═══ MATERIAL FOR THE TASK
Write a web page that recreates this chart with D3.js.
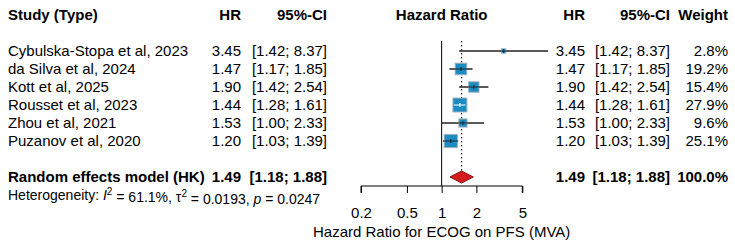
<!DOCTYPE html>
<html><head><meta charset="utf-8">
<script src="https://cdn.jsdelivr.net/npm/d3@7"></script>
<style>body{margin:0;background:#fff}svg{display:block}text{font-family:"Liberation Sans",Arial,sans-serif;fill:#000}</style>
</head><body><svg id="c" width="735" height="245"></svg>
<script>
const studies = ["Cybulska-Stopa et al, 2023","da Silva et al, 2024","Kott et al, 2025","Rousset et al, 2023","Zhou et al, 2021","Puzanov et al, 2020"];
const hr = [3.45,1.47,1.90,1.44,1.53,1.20];
const lower = [1.42,1.17,1.42,1.28,1.00,1.03];
const upper = [8.37,1.85,2.54,1.61,2.33,1.39];
const weights = [2.8,19.2,15.4,27.9,9.6,25.1];
const pooled = {label:"Random effects model (HK)", hr:1.49, lo:1.18, hi:1.88, w:100.0};
const hetero = {i2:"61.1%", tau2:"0.0193", p:"0.0247"};
const ticks = [0.2,0.5,1,2,5];
const axisTitle = "Hazard Ratio for ECOG on PFS (MVA)";

const svg = d3.select("#c");
const fs = 15;
const x = d3.scaleLog().domain([0.2,5]).range([361,522.3]);
const rowY = d3.scaleLinear().domain([0,1]).range([51,69]);
const yPooled = 177, yHet = 195, yHead = 15;
const fmt2 = d3.format(".2f");
const ci = (a,b)=>`[${fmt2(a)}; ${fmt2(b)}]`;
const pct = d3.format(".1f");
const sz = d3.scaleSqrt().domain([0,27.9]).range([0,14]);

// headers
const head = svg.append("g").attr("font-weight","bold").attr("font-size",fs);
head.append("text").attr("x",8).attr("y",yHead).attr("dy","0.35em").text("Study (Type)");
head.append("text").attr("x",241).attr("y",yHead).attr("dy","0.35em").attr("text-anchor","end").text("HR");
head.append("text").attr("x",327).attr("y",yHead).attr("dy","0.35em").attr("text-anchor","end").text("95%-CI");
head.append("text").attr("x",x(1)).attr("y",yHead).attr("dy","0.35em").attr("text-anchor","middle").text("Hazard Ratio");
head.append("text").attr("x",585).attr("y",yHead).attr("dy","0.35em").attr("text-anchor","end").text("HR");
head.append("text").attr("x",670).attr("y",yHead).attr("dy","0.35em").attr("text-anchor","end").text("95%-CI");
head.append("text").attr("x",728).attr("y",yHead).attr("dy","0.35em").attr("text-anchor","end").text("Weight");

// study rows text
const rows = svg.append("g").attr("font-size",fs);
studies.forEach((s,i)=>{
  const y = rowY(i);
  rows.append("text").attr("x",8).attr("y",y).attr("dy","0.35em").text(s);
  rows.append("text").attr("x",241).attr("y",y).attr("dy","0.35em").attr("text-anchor","end").text(fmt2(hr[i]));
  rows.append("text").attr("x",327).attr("y",y).attr("dy","0.35em").attr("text-anchor","end").text(ci(lower[i],upper[i]));
  rows.append("text").attr("x",585).attr("y",y).attr("dy","0.35em").attr("text-anchor","end").text(fmt2(hr[i]));
  rows.append("text").attr("x",670).attr("y",y).attr("dy","0.35em").attr("text-anchor","end").text(ci(lower[i],upper[i]));
  rows.append("text").attr("x",728).attr("y",y).attr("dy","0.35em").attr("text-anchor","end").text(pct(weights[i])+"%");
});

// pooled row
const pr = svg.append("g").attr("font-size",fs).attr("font-weight","bold");
pr.append("text").attr("x",8).attr("y",yPooled).attr("dy","0.35em").text(pooled.label);
pr.append("text").attr("x",241).attr("y",yPooled).attr("dy","0.35em").attr("text-anchor","end").text(fmt2(pooled.hr));
pr.append("text").attr("x",327).attr("y",yPooled).attr("dy","0.35em").attr("text-anchor","end").text(ci(pooled.lo,pooled.hi));
pr.append("text").attr("x",585).attr("y",yPooled).attr("dy","0.35em").attr("text-anchor","end").text(fmt2(pooled.hr));
pr.append("text").attr("x",670).attr("y",yPooled).attr("dy","0.35em").attr("text-anchor","end").text(ci(pooled.lo,pooled.hi));
pr.append("text").attr("x",728).attr("y",yPooled).attr("dy","0.35em").attr("text-anchor","end").text(pct(pooled.w)+"%");

// heterogeneity
const ht = svg.append("text").attr("x",8).attr("y",yHet).attr("dy","0.35em").attr("font-size",14);
ht.append("tspan").text("Heterogeneity: ");
ht.append("tspan").attr("font-style","italic").text("I");
ht.append("tspan").attr("font-size",10).attr("dy","-0.5em").text("2");
ht.append("tspan").attr("dy","0.5em").text(" = "+hetero.i2+", \u03C4");
ht.append("tspan").attr("font-size",10).attr("dy","-0.5em").text("2");
ht.append("tspan").attr("dy","0.5em").text(" = "+hetero.tau2+", ");
ht.append("tspan").attr("font-style","italic").text("p");
ht.append("tspan").text(" = "+hetero.p);

// reference line at 1
const plot = svg.append("g");
plot.append("line").attr("x1",x(1)).attr("x2",x(1)).attr("y1",41).attr("y2",186).attr("stroke","#000").attr("stroke-width",1);
// pooled dotted line
plot.append("line").attr("x1",x(pooled.hr)).attr("x2",x(pooled.hr)).attr("y1",41).attr("y2",yPooled-6)
  .attr("stroke","#000").attr("stroke-width",1).attr("stroke-dasharray","1.5,2.5");

// CIs and squares
studies.forEach((s,i)=>{
  const y = rowY(i);
  const s2 = sz(weights[i]);
  plot.append("line").attr("x1",x(lower[i])).attr("x2",x(upper[i])).attr("y1",y).attr("y2",y).attr("stroke","#222").attr("stroke-width",1);
  plot.append("rect").attr("x",x(hr[i])-s2/2).attr("y",y-s2/2).attr("width",s2).attr("height",s2)
    .attr("fill","#1a8cc2").attr("stroke","#a9b3bb").attr("stroke-width",1);
  const inside = x(upper[i])-x(lower[i]) < s2-1;
  plot.append("line").attr("x1",x(lower[i])).attr("x2",x(upper[i])).attr("y1",y).attr("y2",y)
    .attr("stroke",inside?"#fff":"#222").attr("stroke-width",1);
  plot.append("line").attr("x1",x(hr[i])).attr("x2",x(hr[i])).attr("y1",y-2).attr("y2",y+2)
    .attr("stroke",inside?"#fff":"#222").attr("stroke-width",1);
});

// diamond
const dh = 6;
plot.append("path").attr("d",`M${x(pooled.lo)},${yPooled}L${x(pooled.hr)},${yPooled-dh}L${x(pooled.hi)},${yPooled}L${x(pooled.hr)},${yPooled+dh}Z`)
  .attr("fill","#d41c1c").attr("stroke","#8b1010").attr("stroke-width",1);

// axis
const ax = svg.append("g").attr("transform","translate(0,186)")
  .call(d3.axisBottom(x).tickValues(ticks).tickFormat(d=>String(d)).tickSize(7).tickPadding(14));
ax.select(".domain").attr("stroke","#000").attr("d",`M${x(0.2)},7V0H${x(5)}V7`);
ax.selectAll(".tick line").attr("stroke","#000");
ax.selectAll(".tick text").attr("font-size",fs).attr("font-family","Liberation Sans, Arial, sans-serif").attr("fill","#000");
svg.append("text").attr("x",x(1)).attr("y",232).attr("dy","0.35em").attr("text-anchor","middle").attr("font-size",fs).text(axisTitle);
</script></body></html>
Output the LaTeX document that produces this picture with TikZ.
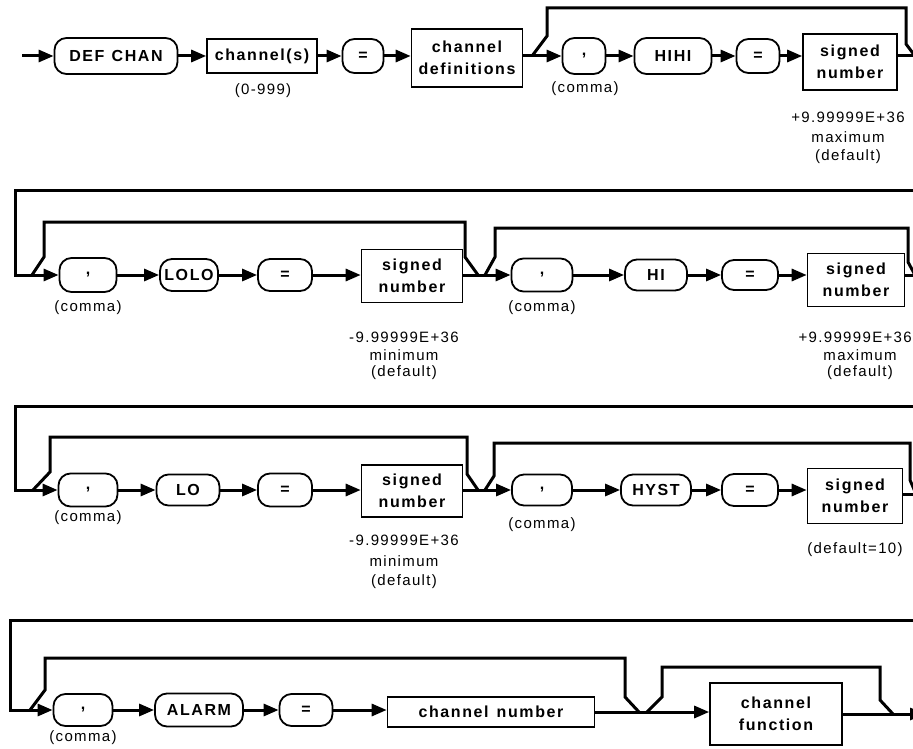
\documentclass[tikz,border=0pt]{standalone}
\usepackage{fontspec}
\setmainfont{Liberation Sans}
\newfontfamily\kwfont{Liberation Sans}[LetterSpace=10]
\newfontfamily\anfont{Liberation Sans}[LetterSpace=9]
\usetikzlibrary{arrows.meta,calc}
\tikzset{
  rbox/.style={draw, line width=1.8pt, rounded corners=12pt, inner sep=0pt, align=center,
    font=\kwfont\bfseries\fontsize{16}{19}\selectfont},
  sbox/.style={draw, line width=1.6pt, inner sep=0pt, align=center,
    font=\kwfont\bfseries\fontsize{16}{22}\selectfont},
  note/.style={inner sep=0pt, align=center, font=\anfont\fontsize{15}{19}\selectfont},
  conn/.style={line width=3pt, line join=miter},
  arr/.style={conn, -{Triangle[length=15pt,width=12pt]}},
}
\begin{document}
\begin{tikzpicture}[x=1pt,y=-1pt]
\useasboundingbox (0,0) rectangle (913,749);
\clip (0,0) rectangle (913,749);

% ---------------- Row 1 ----------------
\coordinate (s0) at (22,56);
\node[rbox, minimum width=123pt, minimum height=36pt] (defchan) at (116,56) {DEF\hspace{0.45em}CHAN};
\node[sbox, minimum width=110pt, minimum height=34pt] (chans) at (262,56) {channel(s)};
\node[rbox, minimum width=41pt, minimum height=34pt] (eq1) at (363,56) {=};
\node[sbox, minimum width=111pt, minimum height=58pt] (chdef) at (467,58) {channel\\definitions};
\node[rbox, minimum width=43pt, minimum height=36pt] (comma1) at (584,56) {,};
\node[rbox, minimum width=77pt, minimum height=36pt] (hihi) at (673,56) {HIHI};
\node[rbox, minimum width=43pt, minimum height=34pt] (eq2) at (758,56) {=};
\node[sbox, minimum width=94pt, minimum height=56pt] (sn1) at (850,62) {signed\\number};
\node[note] (l01) at (263,91) {(0-999)};
\node[note] (l02) at (585,89) {(comma)};
\node[note] (l03) at (848,117) {+9.99999E+36};
\node[note] (l04) at (848,137) {maximum};
\node[note] (l05) at (848,157) {(default)};
\coordinate (b1) at (532,56);
\coordinate (m1) at (915,56);

\draw[arr] (s0) -- (defchan);
\draw[arr] (defchan) -- (chans);
\draw[arr] (chans) -- (eq1);
\draw[arr] (eq1) -- (chdef.west |- eq1);
\draw[conn] (chdef.east |- b1) -- (b1);
\draw[arr] (b1) -- (comma1);
\draw[arr] (comma1) -- (hihi);
\draw[arr] (hihi) -- (eq2);
\draw[arr] (eq2) -- (sn1.west |- eq2);
\draw[conn] (sn1.east |- m1) -- (m1);
\draw[conn] (b1) -- (547,36) -- (547,8) -- (906,8) -- (906,44) -- (m1);

% ---------------- Row 2 ----------------
\coordinate (e1) at (915,190);
\coordinate (b2) at (32,275);
\node[rbox, minimum width=57pt, minimum height=34pt] (comma2) at (88,275) {,};
\node[rbox, minimum width=58pt, minimum height=32pt] (lolo) at (189,275) {LOLO};
\node[rbox, minimum width=54pt, minimum height=32pt] (eq3) at (285,275) {=};
\node[sbox, minimum width=101pt, minimum height=53pt] (sn2) at (412,276) {signed\\number};
\coordinate (m2) at (478,275);
\coordinate (b3) at (485,275);
\node[rbox, minimum width=61pt, minimum height=33pt] (comma3) at (542,275) {,};
\node[rbox, minimum width=62pt, minimum height=31pt] (hi) at (656,275) {HI};
\node[rbox, minimum width=56pt, minimum height=30pt] (eq4) at (750,275) {=};
\node[sbox, minimum width=97pt, minimum height=53pt] (sn3) at (856,280) {signed\\number};
\coordinate (m3) at (915,275);
\node[note] (l11) at (88,308) {(comma)};
\node[note] (l12) at (404,337) {-9.99999E+36};
\node[note] (l13) at (404,355) {minimum};
\node[note] (l14) at (404,373) {(default)};
\node[note] (l15) at (542,308) {(comma)};
\node[note, anchor=east] (l16) at (912,337) {+9.99999E+36};
\node[note] (l17) at (860,355) {maximum};
\node[note] (l18) at (860,373) {(default)};

\draw[conn] (e1) -| (15,275) -- (b2);
\draw[arr] (b2) -- (comma2);
\draw[arr] (comma2) -- (lolo);
\draw[arr] (lolo) -- (eq3);
\draw[arr] (eq3) -- (sn2.west |- eq3);
\draw[conn] (sn2.east |- b3) -- (b3);
\draw[arr] (b3) -- (comma3);
\draw[arr] (comma3) -- (hi);
\draw[arr] (hi) -- (eq4);
\draw[arr] (eq4) -- (sn3.west |- eq4);
\draw[conn] (sn3.east |- m3) -- (m3);
\draw[conn] (b2) -- (44,257) -- (44,222) -- (465,222) -- (465,257) -- (m2);
\draw[conn] (b3) -- (495,257) -- (495,228) -- (908,228) -- (908,262) -- (m3);

% ---------------- Row 3 ----------------
\coordinate (e2) at (915,406);
\coordinate (b4) at (33,490);
\node[rbox, minimum width=59pt, minimum height=33pt] (comma4) at (88,490) {,};
\node[rbox, minimum width=63pt, minimum height=31pt] (lo) at (188,490) {LO};
\node[rbox, minimum width=54pt, minimum height=33pt] (eq5) at (285,490) {=};
\node[sbox, minimum width=101pt, minimum height=52pt] (sn4) at (412,491) {signed\\number};
\coordinate (m4) at (478,490);
\coordinate (b5) at (485,490);
\node[rbox, minimum width=60pt, minimum height=31pt] (comma5) at (542,490) {,};
\node[rbox, minimum width=70pt, minimum height=31pt] (hyst) at (656,490) {HYST};
\node[rbox, minimum width=56pt, minimum height=32pt] (eq6) at (750,490) {=};
\node[sbox, minimum width=95pt, minimum height=55pt] (sn5) at (855,496) {signed\\number};
\coordinate (m5) at (916,494);
\node[note] (l21) at (88,518) {(comma)};
\node[note] (l22) at (404,540) {-9.99999E+36};
\node[note] (l23) at (404,561) {minimum};
\node[note] (l24) at (404,582) {(default)};
\node[note] (l25) at (542,525) {(comma)};
\node[note] (l26) at (855,550) {(default=10)};

\draw[conn] (e2) -| (15,490) -- (b4);
\draw[arr] (b4) -- (comma4);
\draw[arr] (comma4) -- (lo);
\draw[arr] (lo) -- (eq5);
\draw[arr] (eq5) -- (sn4.west |- eq5);
\draw[conn] (sn4.east |- b5) -- (b5);
\draw[arr] (b5) -- (comma5);
\draw[arr] (comma5) -- (hyst);
\draw[arr] (hyst) -- (eq6);
\draw[arr] (eq6) -- (sn5.west |- eq6);
\draw[conn] (sn5.east |- m5) -- (m5);
\draw[conn] (b4) -- (50,472) -- (50,437) -- (467,437) -- (467,474) -- (m4);
\draw[conn] (b5) -- (494,476) -- (494,443) -- (910,443) -- (910,480) -- (m5);

% ---------------- Row 4 ----------------
\coordinate (e3) at (915,620);
\coordinate (b6) at (30,710);
\node[rbox, minimum width=59pt, minimum height=32pt] (comma6) at (83,710) {,};
\node[rbox, minimum width=88pt, minimum height=33pt] (alarm) at (199,710) {ALARM};
\node[rbox, minimum width=53pt, minimum height=32pt] (eq7) at (306,710) {=};
\node[sbox, minimum width=207pt, minimum height=30pt] (chnum) at (491,712) {channel\hspace{0.5em}number};
\coordinate (m6) at (639,712);
\coordinate (b7) at (647,712);
\node[sbox, minimum width=132pt, minimum height=62pt] (chfn) at (776,714) {channel\\function};
\coordinate (m7) at (893,714);
\coordinate (x7) at (925,714);
\node[note] (l31) at (83,738) {(comma)};

\draw[conn] (e3) -| (10,710) -- (b6);
\draw[arr] (b6) -- (comma6);
\draw[arr] (comma6) -- (alarm);
\draw[arr] (alarm) -- (eq7);
\draw[arr] (eq7) -- (chnum.west |- eq7);
\draw[conn] (chnum.east |- b7) -- (b7);
\draw[arr] (b7) -- (chfn.west |- b7);
\draw[conn] (chfn.east |- m7) -- (m7);
\draw[arr] (m7) -- (x7);
\draw[conn] (b6) -- (45,690) -- (45,658) -- (625,658) -- (625,697) -- (m6);
\draw[conn] (b7) -- (662,697) -- (662,667) -- (880,667) -- (880,700) -- (m7);
\end{tikzpicture}
\end{document}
══════
# WHAT NEEDS TO BE DONE:
Identify each line in the records above that contains the word "this", and copy it out in full.

# EXERCISE OUTPUT:
Write a web page that recreates this chart with D3.js.
Output the LaTeX document that produces this picture with TikZ.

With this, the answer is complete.